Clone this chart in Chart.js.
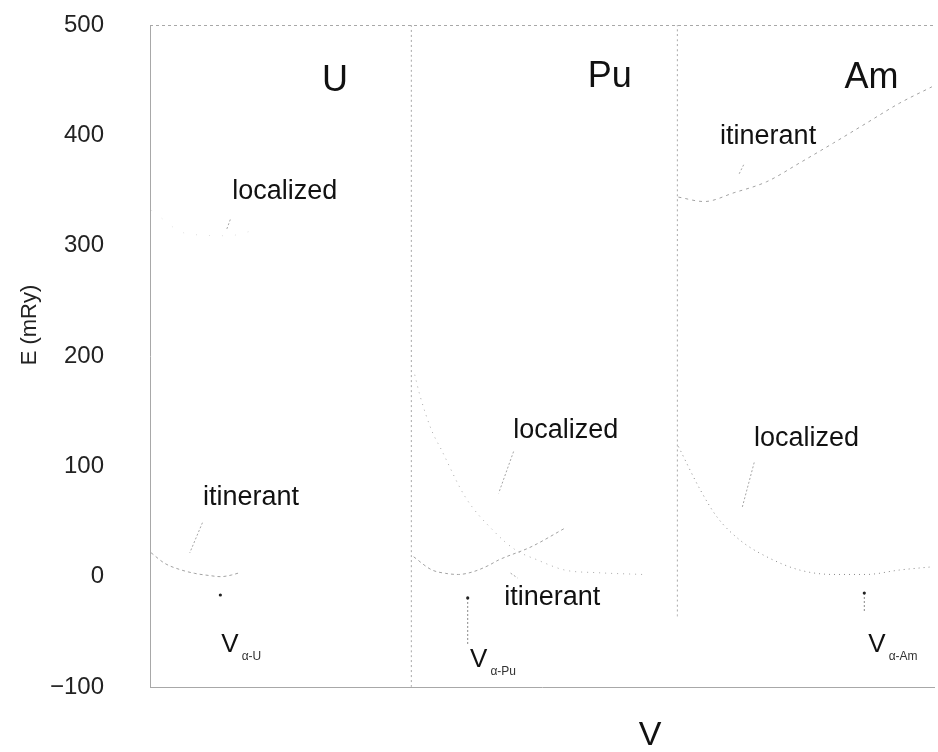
<!DOCTYPE html>
<html>
<head>
<meta charset="utf-8">
<script src="https://cdn.jsdelivr.net/npm/chart.js@4/dist/chart.umd.min.js"></script>
<style>
  html, body { margin: 0; padding: 0; background: #fff; }
  #wrap { width: 938px; height: 752px; }
</style>
</head>
<body>
<div id="wrap"><canvas id="chart" width="938" height="752"></canvas></div>
<script>
// x is volume in panel units: U = 0..1, Pu = 1..2, Am = 2..3
// E in mRy
const uItinV = [0.004, 0.057, 0.114, 0.171, 0.228, 0.270, 0.312, 0.343];
const uItinE = [21.7, 12, 6.5, 3, 1, 0, 1.5, 3.6];
const uLocV = [0.005, 0.14, 0.30, 0.40];
const uLocE = [332, 311, 309, 314];

const puLocV = [1.013, 1.032, 1.077, 1.115, 1.207, 1.321, 1.397, 1.484, 1.587, 1.713, 1.885];
const puLocE = [183, 165, 133, 115, 72, 40, 24.5, 15, 6, 3.6, 2];
const puItinV = [1.009, 1.077, 1.131, 1.180, 1.237, 1.294, 1.333, 1.458, 1.588];
const puItinE = [18, 6.3, 3, 2, 4.5, 10, 15, 27, 44];

const amItinV = [2.022, 2.121, 2.235, 2.360, 2.486, 2.615, 2.741, 2.867, 2.992];
const amItinE = [344, 340, 348, 358, 375, 393, 411, 429, 444];
const amLocV = [2.022, 2.105, 2.170, 2.258, 2.360, 2.486, 2.615, 2.741, 2.867, 2.996];
const amLocE = [118, 79, 54, 33, 18, 6, 2, 2, 6, 9];

// panel dividers (V) and where each one stops at the bottom (E)
const dividerV = [1.0, 2.018];
const dividerLow = [-100, -36];

// equilibrium volume markers
const eqV = [0.2692, 1.2157, 2.7333];
const eqTop = [-16.6, -19.3, -14.8];
const eqLow = [-16.6, -62, -32.9];

const yTicks = [-100, 0, 100, 200, 300, 400, 500];

const FONT = "'Liberation Sans', Arial, Helvetica, sans-serif";
const curveColor = '#a2a2a2';
const frameColor = '#a8a8a8';
const TOP = 25;

function pts(xs, ys) {
  return xs.map((x, i) => ({ x: x, y: ys[i] }));
}
function seg(x1, y1, x2, y2) {
  return [{ x: x1, y: y1 }, { x: x2, y: y2 }];
}

function curve(data, dash, color) {
  return {
    data: data,
    showLine: true,
    borderColor: color || curveColor,
    borderWidth: 1,
    borderDash: dash || [2, 3],
    pointRadius: 0,
    cubicInterpolationMode: 'monotone',
    fill: false
  };
}

const datasets = [
  curve(pts(uItinV, uItinE), [3, 3]),
  curve(pts(uLocV, uLocE), [1, 12], '#dedede'),
  curve(pts(puLocV, puLocE), [1, 5], '#a8a8a8'),
  curve(pts(puItinV, puItinE), [3, 3]),
  curve(pts(amItinV, amItinE), [3, 4]),
  curve(pts(amLocV, amLocE), [1, 4], '#8a8a8a')
];

// dividers
dividerV.forEach((v, i) => {
  datasets.push(curve(seg(v, dividerLow[i], v, 500), [2, 3], frameColor));
});

// leader lines from labels to curves
[
  seg(0.2006, 48.9, 0.152, 21.5),
  seg(0.3072, 323.7, 0.2932, 314.6),
  seg(1.3912, 113.4, 1.3341, 75.6),
  seg(1.3798, 3.2, 1.4065, -1.2),
  seg(2.2716, 373.3, 2.2526, 364.2),
  seg(2.312, 103.5, 2.2653, 62.0)
].forEach(s => datasets.push(curve(s, [2, 2], '#a5a5a5')));

// V_alpha markers
eqV.forEach((v, i) => {
  datasets.push({
    data: seg(v, eqTop[i], v, eqLow[i]),
    showLine: eqTop[i] !== eqLow[i],
    borderColor: '#888',
    borderWidth: 1,
    borderDash: [2, 2],
    pointRadius: [1.6, 0],
    pointBackgroundColor: '#222',
    pointBorderWidth: 0
  });
});

// text placed in data coordinates (x = V, y = E at baseline)
const labels = [
  { t: 'U', x: 0.6586, y: 440.2, size: 36 },
  { t: 'Pu', x: 1.6751, y: 443.8, size: 36 },
  { t: 'Am', x: 2.6573, y: 442.9, size: 36 },
  { t: 'localized', x: 0.3148, y: 342.3, size: 27 },
  { t: 'itinerant', x: 0.2029, y: 65.0, size: 27 },
  { t: 'localized', x: 1.3896, y: 125.7, size: 27 },
  { t: 'itinerant', x: 1.3553, y: -25.7, size: 27 },
  { t: 'itinerant', x: 2.1814, y: 392.1, size: 27 },
  { t: 'localized', x: 2.3109, y: 118.4, size: 27 }
];
const vLabels = [
  { sub: 'α-U', x: 0.273, y: -68.3 },
  { sub: 'α-Pu', x: 1.2248, y: -81.9 },
  { sub: 'α-Am', x: 2.7487, y: -68.3 }
];

const textPlugin = {
  id: 'texts',
  afterDraw(chart) {
    const ctx = chart.ctx;
    const xs = chart.scales.x, ys = chart.scales.y;
    const area = chart.chartArea;
    ctx.save();

    // top frame line
    ctx.strokeStyle = frameColor;
    ctx.lineWidth = 1;
    ctx.setLineDash([3, 3]);
    ctx.beginPath();
    ctx.moveTo(area.left, area.top + 0.5);
    ctx.lineTo(area.right, area.top + 0.5);
    ctx.stroke();
    ctx.setLineDash([]);

    ctx.fillStyle = '#111';
    ctx.textBaseline = 'alphabetic';
    ctx.textAlign = 'left';
    labels.forEach(l => {
      ctx.font = l.size + 'px ' + FONT;
      ctx.fillText(l.t, xs.getPixelForValue(l.x), ys.getPixelForValue(l.y));
    });

    vLabels.forEach(l => {
      const px = xs.getPixelForValue(l.x), py = ys.getPixelForValue(l.y);
      ctx.font = '26px ' + FONT;
      ctx.fillText('V', px, py);
      const w = ctx.measureText('V').width;
      ctx.font = '12px ' + FONT;
      ctx.fillStyle = '#333';
      ctx.fillText(l.sub, px + w + 3, py + 8);
      ctx.fillStyle = '#111';
    });

    // axis titles
    ctx.font = '34px ' + FONT;
    ctx.textAlign = 'center';
    ctx.textBaseline = 'middle';
    ctx.fillText('V', 650, 736);

    ctx.save();
    ctx.translate(30, 325);
    ctx.rotate(-Math.PI / 2);
    ctx.font = '22px ' + FONT;
    ctx.fillStyle = '#222';
    ctx.fillText('E (mRy)', 0, 0);
    ctx.restore();

    ctx.restore();
  }
};

const chart = new Chart(document.getElementById('chart'), {
  type: 'scatter',
  data: { datasets: datasets },
  options: {
    responsive: false,
    animation: false,
    devicePixelRatio: 1,
    layout: { padding: { top: TOP, right: 0, bottom: 0, left: 0 } },
    plugins: {
      legend: { display: false },
      tooltip: { enabled: false }
    },
    scales: {
      x: {
        type: 'linear',
        min: 0,
        max: 3,
        grid: { display: false, drawTicks: false },
        ticks: { display: false },
        border: { display: true, color: frameColor, dash: [3, 3] },
        afterFit(scale) { scale.height = 65; }
      },
      y: {
        type: 'linear',
        min: -100,
        max: 500,
        afterBuildTicks(scale) { scale.ticks = yTicks.map(v => ({ value: v })); },
        grid: { display: false, drawTicks: false },
        border: { display: true, color: frameColor, dash: [2, 3] },
        ticks: {
          color: '#222',
          padding: 46,
          font: { family: FONT, size: 24 },
          callback: v => (v < 0 ? '\u2212' + Math.abs(v) : String(v))
        },
        afterFit(scale) {
          scale.width = 150;
          scale.paddingTop = 0;
          scale.paddingBottom = 0;
        }
      }
    }
  },
  plugins: [textPlugin]
});

// pull the plot top up to TOP if the layout left extra room
const gap = chart.chartArea.top - TOP;
if (gap > 0) {
  chart.options.layout.padding.top = TOP - gap;
  chart.update();
}
</script>
</body>
</html>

## TASK OBJECTIVE:
From the top of the listing above, repeat each line exactly until you reach the line containing "15, 27, 44];", and repeat that one too. Leave the pictures out.

## IN RESPONSE:
Clone this chart in Chart.js.
<!DOCTYPE html>
<html>
<head>
<meta charset="utf-8">
<script src="https://cdn.jsdelivr.net/npm/chart.js@4/dist/chart.umd.min.js"></script>
<style>
  html, body { margin: 0; padding: 0; background: #fff; }
  #wrap { width: 938px; height: 752px; }
</style>
</head>
<body>
<div id="wrap"><canvas id="chart" width="938" height="752"></canvas></div>
<script>
// x is volume in panel units: U = 0..1, Pu = 1..2, Am = 2..3
// E in mRy
const uItinV = [0.004, 0.057, 0.114, 0.171, 0.228, 0.270, 0.312, 0.343];
const uItinE = [21.7, 12, 6.5, 3, 1, 0, 1.5, 3.6];
const uLocV = [0.005, 0.14, 0.30, 0.40];
const uLocE = [332, 311, 309, 314];

const puLocV = [1.013, 1.032, 1.077, 1.115, 1.207, 1.321, 1.397, 1.484, 1.587, 1.713, 1.885];
const puLocE = [183, 165, 133, 115, 72, 40, 24.5, 15, 6, 3.6, 2];
const puItinV = [1.009, 1.077, 1.131, 1.180, 1.237, 1.294, 1.333, 1.458, 1.588];
const puItinE = [18, 6.3, 3, 2, 4.5, 10, 15, 27, 44];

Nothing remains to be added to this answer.